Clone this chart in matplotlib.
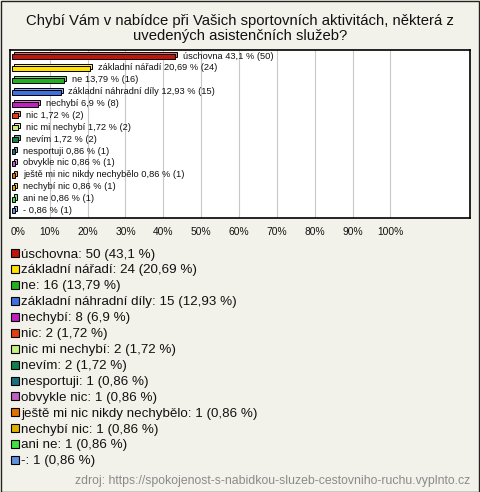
import matplotlib
matplotlib.use("Agg")
import matplotlib.pyplot as plt
from matplotlib.patches import Rectangle
import matplotlib.colors as mcolors

categories = ["úschovna", "základní nářadí", "ne", "základní náhradní díly", "nechybí",
              "nic", "nic mi nechybí", "nevím", "nesportuji", "obvykle nic",
              "ještě mi nic nikdy nechybělo", "nechybí nic", "ani ne", "-"]
counts = [50, 24, 16, 15, 8, 2, 2, 2, 1, 1, 1, 1, 1, 1]
percents = [43.1, 20.69, 13.79, 12.93, 6.9, 1.72, 1.72, 1.72, 0.86, 0.86, 0.86, 0.86, 0.86, 0.86]
pct_labels = ["43,1", "20,69", "13,79", "12,93", "6,9", "1,72", "1,72", "1,72",
              "0,86", "0,86", "0,86", "0,86", "0,86", "0,86"]
colors = ["#C0140C", "#FFE000", "#20B020", "#4070E0", "#C020C0", "#E04010", "#C8F080",
          "#108050", "#1A7080", "#C060C0", "#E07000", "#E0B000", "#40E040", "#6090E0"]
tick_values = [0, 10, 20, 30, 40, 50, 60, 70, 80, 90, 100]
tick_labels = ["0%", "10%", "20%", "30%", "40%", "50%", "60%", "70%", "80%", "90%", "100%"]

title = "Chybí Vám v nabídce při Vašich sportovních aktivitách, některá z\nuvedených asistenčních služeb?"
source = "zdroj: https://spokojenost-s-nabidkou-sluzeb-cestovniho-ruchu.vyplnto.cz"

plt.rcParams['font.family'] = ['Liberation Sans', 'DejaVu Sans']
BG = "#F3F2EA"
W, H = 480, 492
fig = plt.figure(figsize=(W / 100, H / 100), dpi=100, facecolor=BG)

# outer border
fig.patches.append(Rectangle((0.5 / W, 0.5 / H), 1 - 1.5 / W, 1 - 1.5 / H, transform=fig.transFigure,
                             fill=False, edgecolor="#222222", linewidth=1.0))

fig.text(0.5, 1 - 28.5 / H, title, ha="center", va="center", fontsize=10.7, color="#111111",
         linespacing=1.1)

ax = fig.add_axes([10 / W, 1 - 218 / H, 460 / W, 168 / H])
ax.set_facecolor("white")
ax.set_xlim(-0.5, 121)
ax.set_ylim(13.6, -0.55)
for s in ax.spines.values():
    s.set_linewidth(1.2)
    s.set_color("black")
ax.set_xticks([])
ax.set_yticks([])
for t in tick_values[1:]:
    ax.axvline(t, color="#C8C8C8", linewidth=0.8, zorder=0)

px_x = 1 / 3.79   # percent per pixel
px_y = 1 / 11.86  # rows per pixel
bh = 5 * px_y
for i, (p, c) in enumerate(zip(percents, colors)):
    light = tuple(min(1, v * 0.6 + 0.4) for v in mcolors.to_rgb(c))
    ax.add_patch(Rectangle((0 + 2 * px_x, i - bh / 2 - 2 * px_y), p, bh, facecolor=light,
                           edgecolor="black", linewidth=0.7, zorder=2))
    ax.add_patch(Rectangle((0, i - bh / 2), p, bh, facecolor=c,
                           edgecolor="black", linewidth=0.7, zorder=3))
    ax.annotate(f"{categories[i]} {pct_labels[i]} % ({counts[i]})", xy=(p, i - 0.5 * px_y),
                xytext=(5.5, 0), textcoords="offset points", ha="left", va="center",
                fontsize=6.7, color="#111111", zorder=4)

for t, lab in zip(tick_values, tick_labels):
    dx = 6.5 * px_x if t == 0 else 0
    ax.text(t + dx, -14 / 168, lab, transform=ax.get_xaxis_transform(), ha="center",
            va="center", fontsize=7.4, color="#111111")

# legend
y0 = 253.3
dy = 15.9
for i, c in enumerate(colors):
    yc = y0 + i * dy
    fig.patches.append(Rectangle((10.5 / W, 1 - (yc + 4) / H), 8 / W, 8 / H, transform=fig.transFigure,
                                 facecolor=c, edgecolor="black", linewidth=0.8))
    fig.text(21 / W, 1 - (yc + 4.3) / H, f"{categories[i]}: {counts[i]} ({pct_labels[i]} %)",
             ha="left", va="baseline", fontsize=9.6, color="#111111")

fig.text(470 / W, 1 - 481 / H, source, ha="right", va="center", fontsize=8.8, color="#8A8A8A")

fig.savefig("out.png", dpi=100, facecolor=BG)
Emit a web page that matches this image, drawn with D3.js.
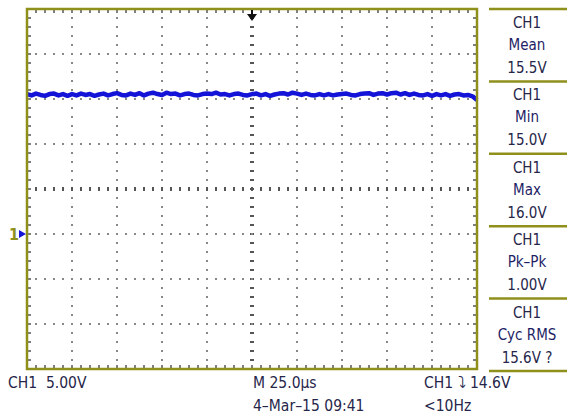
<!DOCTYPE html>
<html>
<head>
<meta charset="utf-8">
<script src="https://cdn.jsdelivr.net/npm/d3@7"></script>
<style>
  body { margin: 0; background: #fff; }
  text { font-family: "Liberation Sans Narrow", "DejaVu Sans Condensed", "Liberation Sans", sans-serif; white-space: pre; }
</style>
</head>
<body>
<script>
// CH1 trace, volts, one sample every 2.5 us (25 us/div, 10 div)
const sampleStepUs = 2.5;
const traceVolts = [
  15.55, 15.4, 15.6, 15.45, 15.35, 15.55, 15.6, 15.4, 15.55, 15.35,
  15.55, 15.4, 15.6, 15.45, 15.55, 15.35, 15.5, 15.6, 15.4, 15.55,
  15.65, 15.45, 15.4, 15.6, 15.45, 15.65, 15.4, 15.6, 15.7, 15.55,
  15.45, 15.7, 15.55, 15.6, 15.4, 15.55, 15.6, 15.45, 15.4, 15.55,
  15.6, 15.55, 15.7, 15.5, 15.55, 15.4, 15.55, 15.6, 15.45, 15.4,
  15.55, 15.6, 15.4, 15.55, 15.35, 15.5, 15.6, 15.65, 15.5, 15.7,
  15.6, 15.45, 15.6, 15.45, 15.4, 15.55, 15.4, 15.55, 15.4, 15.5,
  15.55, 15.6, 15.45, 15.4, 15.55, 15.6, 15.65, 15.45, 15.6, 15.65,
  15.5, 15.65, 15.7, 15.5, 15.65, 15.45, 15.6, 15.45, 15.4, 15.55,
  15.35, 15.55, 15.4, 15.55, 15.35, 15.5, 15.55, 15.4, 15.45, 15.3,
  14.9
];

const measureChannel = "CH1";
const measureNames = ["Mean", "Min", "Max", "Pk\u2013Pk", "Cyc RMS"];
const measureValues = ["15.5V", "15.0V", "16.0V", "1.00V", "15.6V ?"];

const timeDomain = [0, 250];     // us across the screen
const voltDomain = [-15, 25];    // CH1 at 5 V/div, ground one div below centre
const timeDiv = 25, voltDiv = 5;
const minorPerDiv = 5;

const bottomLabels = ["CH1  5.00V", "M 25.0\u00b5s", "CH1 \u2935 14.6V"];
const bottomLabels2 = ["4\u2013Mar\u201315 09:41", "<10Hz"];

const WIDTH = 567, HEIGHT = 419;
const OLIVE = "#8f8f1c";
const TEXT = "#26264a";

var x = d3.scaleLinear().domain(timeDomain).range([27, 477]);
var y = d3.scaleLinear().domain(voltDomain).range([369, 9]);

var svg = d3.select("body").append("svg")
    .attr("width", WIDTH)
    .attr("height", HEIGHT);

// graticule
var grid = svg.append("g");
var tMajor = d3.range(timeDomain[0] + timeDiv, timeDomain[1], timeDiv);
var vMajor = d3.range(voltDomain[0] + voltDiv, voltDomain[1], voltDiv);
var tMinor = d3.range(timeDomain[0], timeDomain[1] + 0.01, timeDiv / minorPerDiv);
var vMinor = d3.range(voltDomain[0], voltDomain[1] + 0.01, voltDiv / minorPerDiv);
var tCenter = (timeDomain[0] + timeDomain[1]) / 2;
var vCenter = (voltDomain[0] + voltDomain[1]) / 2;

tMajor.forEach(function(t) {
  var isC = t === tCenter;
  grid.selectAll(null).data(vMinor.slice(1, -1)).enter().append("rect")
      .attr("x", x(t) - (isC ? 2 : 1))
      .attr("y", function(v) { return y(v) - 1; })
      .attr("width", isC ? 4 : 2)
      .attr("height", 2)
      .attr("fill", isC ? "#555" : "#888");
});
vMajor.forEach(function(v) {
  var isC = v === vCenter;
  grid.selectAll(null).data(tMinor.slice(1, -1)).enter().append("rect")
      .attr("x", function(t) { return x(t) - 1; })
      .attr("y", y(v) - (isC ? 2 : 1))
      .attr("width", 2)
      .attr("height", isC ? 4 : 2)
      .attr("fill", isC ? "#555" : "#888");
});

// border ticks
var ticks = svg.append("g").attr("stroke", "#555").attr("stroke-width", 1.5);
ticks.selectAll(".tt").data(tMinor.slice(1, -1)).enter().append("line")
    .attr("x1", d => x(d)).attr("x2", d => x(d)).attr("y1", y(voltDomain[1])).attr("y2", y(voltDomain[1]) + 4);
ticks.selectAll(".tb").data(tMinor.slice(1, -1)).enter().append("line")
    .attr("x1", d => x(d)).attr("x2", d => x(d)).attr("y1", y(voltDomain[0])).attr("y2", y(voltDomain[0]) - 4);
ticks.selectAll(".vl").data(vMinor.slice(1, -1)).enter().append("line")
    .attr("y1", d => y(d)).attr("y2", d => y(d)).attr("x1", x(timeDomain[0])).attr("x2", x(timeDomain[0]) + 4);
ticks.selectAll(".vr").data(vMinor.slice(1, -1)).enter().append("line")
    .attr("y1", d => y(d)).attr("y2", d => y(d)).attr("x1", x(timeDomain[1])).attr("x2", x(timeDomain[1]) - 4);

// trace
var line = d3.line()
    .x(function(d, i) { return x(i * sampleStepUs); })
    .y(function(d) { return y(d); });

svg.append("path")
    .attr("d", line(traceVolts))
    .attr("fill", "none")
    .attr("stroke", "#1414d8")
    .attr("stroke-width", 4.5)
    .attr("stroke-linejoin", "round");

// border
svg.append("rect")
    .attr("x", x(timeDomain[0])).attr("y", y(voltDomain[1]))
    .attr("width", x(timeDomain[1]) - x(timeDomain[0]))
    .attr("height", y(voltDomain[0]) - y(voltDomain[1]))
    .attr("fill", "none")
    .attr("stroke", OLIVE)
    .attr("stroke-width", 2.5);

// trigger position marker
var tx = x(tCenter), ty = y(voltDomain[1]);
svg.append("path")
    .attr("d", "M" + (tx - 5) + "," + (ty + 5) + "L" + (tx + 5) + "," + (ty + 5) + "L" + tx + "," + (ty + 12) + "Z")
    .attr("fill", "#111");
svg.append("rect").attr("x", tx - 1).attr("y", ty + 1).attr("width", 2).attr("height", 5).attr("fill", "#111");

// ground marker
var gy = y(0);
svg.append("text").attr("x", 9).attr("y", gy + 6)
    .attr("font-size", 16).attr("font-weight", "bold").attr("fill", OLIVE).text("1");
svg.append("path")
    .attr("d", "M19," + (gy - 4) + "L26," + gy + "L19," + (gy + 4) + "Z")
    .attr("fill", "#1414d8");

// measurement panel
var panelTop = 9, panelH = 72.4, panelX0 = 489, panelCx = 527;
var panel = svg.append("g");
d3.range(measureNames.length + 1).forEach(function(i) {
  panel.append("line")
      .attr("x1", panelX0).attr("x2", WIDTH)
      .attr("y1", panelTop + i * panelH).attr("y2", panelTop + i * panelH)
      .attr("stroke", OLIVE).attr("stroke-width", 2.5);
});
measureNames.forEach(function(name, i) {
  var top = panelTop + i * panelH;
  var g = panel.append("g").attr("text-anchor", "middle").attr("font-size", 15).attr("fill", TEXT);
  g.append("text").attr("x", panelCx).attr("y", top + 19).text(measureChannel);
  g.append("text").attr("x", panelCx).attr("y", top + 41).attr("fill", "#1e1e66").text(name);
  g.append("text").attr("x", panelCx).attr("y", top + 64).text(measureValues[i]);
});

// status line
var statusRow = svg.append("g").attr("font-size", 15.5).attr("fill", TEXT);
var statusX = [8, 253, 424];
bottomLabels.forEach(function(s, i) {
  statusRow.append("text").attr("x", statusX[i]).attr("y", 388).text(s);
});
bottomLabels2.forEach(function(s, i) {
  statusRow.append("text").attr("x", statusX[i + 1]).attr("y", 411).text(s);
});
</script>
</body>
</html>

_ _ _ _ _ _ _

## What the task requires
From the records above, extract the lines from the one holding "Emit a web page" through the one holding "const minorPerDiv = 5;", word for word; omit the pictures.

## Result of this task
Emit a web page that matches this image, drawn with D3.js.
<!DOCTYPE html>
<html>
<head>
<meta charset="utf-8">
<script src="https://cdn.jsdelivr.net/npm/d3@7"></script>
<style>
  body { margin: 0; background: #fff; }
  text { font-family: "Liberation Sans Narrow", "DejaVu Sans Condensed", "Liberation Sans", sans-serif; white-space: pre; }
</style>
</head>
<body>
<script>
// CH1 trace, volts, one sample every 2.5 us (25 us/div, 10 div)
const sampleStepUs = 2.5;
const traceVolts = [
  15.55, 15.4, 15.6, 15.45, 15.35, 15.55, 15.6, 15.4, 15.55, 15.35,
  15.55, 15.4, 15.6, 15.45, 15.55, 15.35, 15.5, 15.6, 15.4, 15.55,
  15.65, 15.45, 15.4, 15.6, 15.45, 15.65, 15.4, 15.6, 15.7, 15.55,
  15.45, 15.7, 15.55, 15.6, 15.4, 15.55, 15.6, 15.45, 15.4, 15.55,
  15.6, 15.55, 15.7, 15.5, 15.55, 15.4, 15.55, 15.6, 15.45, 15.4,
  15.55, 15.6, 15.4, 15.55, 15.35, 15.5, 15.6, 15.65, 15.5, 15.7,
  15.6, 15.45, 15.6, 15.45, 15.4, 15.55, 15.4, 15.55, 15.4, 15.5,
  15.55, 15.6, 15.45, 15.4, 15.55, 15.6, 15.65, 15.45, 15.6, 15.65,
  15.5, 15.65, 15.7, 15.5, 15.65, 15.45, 15.6, 15.45, 15.4, 15.55,
  15.35, 15.55, 15.4, 15.55, 15.35, 15.5, 15.55, 15.4, 15.45, 15.3,
  14.9
];

const measureChannel = "CH1";
const measureNames = ["Mean", "Min", "Max", "Pk\u2013Pk", "Cyc RMS"];
const measureValues = ["15.5V", "15.0V", "16.0V", "1.00V", "15.6V ?"];

const timeDomain = [0, 250];     // us across the screen
const voltDomain = [-15, 25];    // CH1 at 5 V/div, ground one div below centre
const timeDiv = 25, voltDiv = 5;
const minorPerDiv = 5;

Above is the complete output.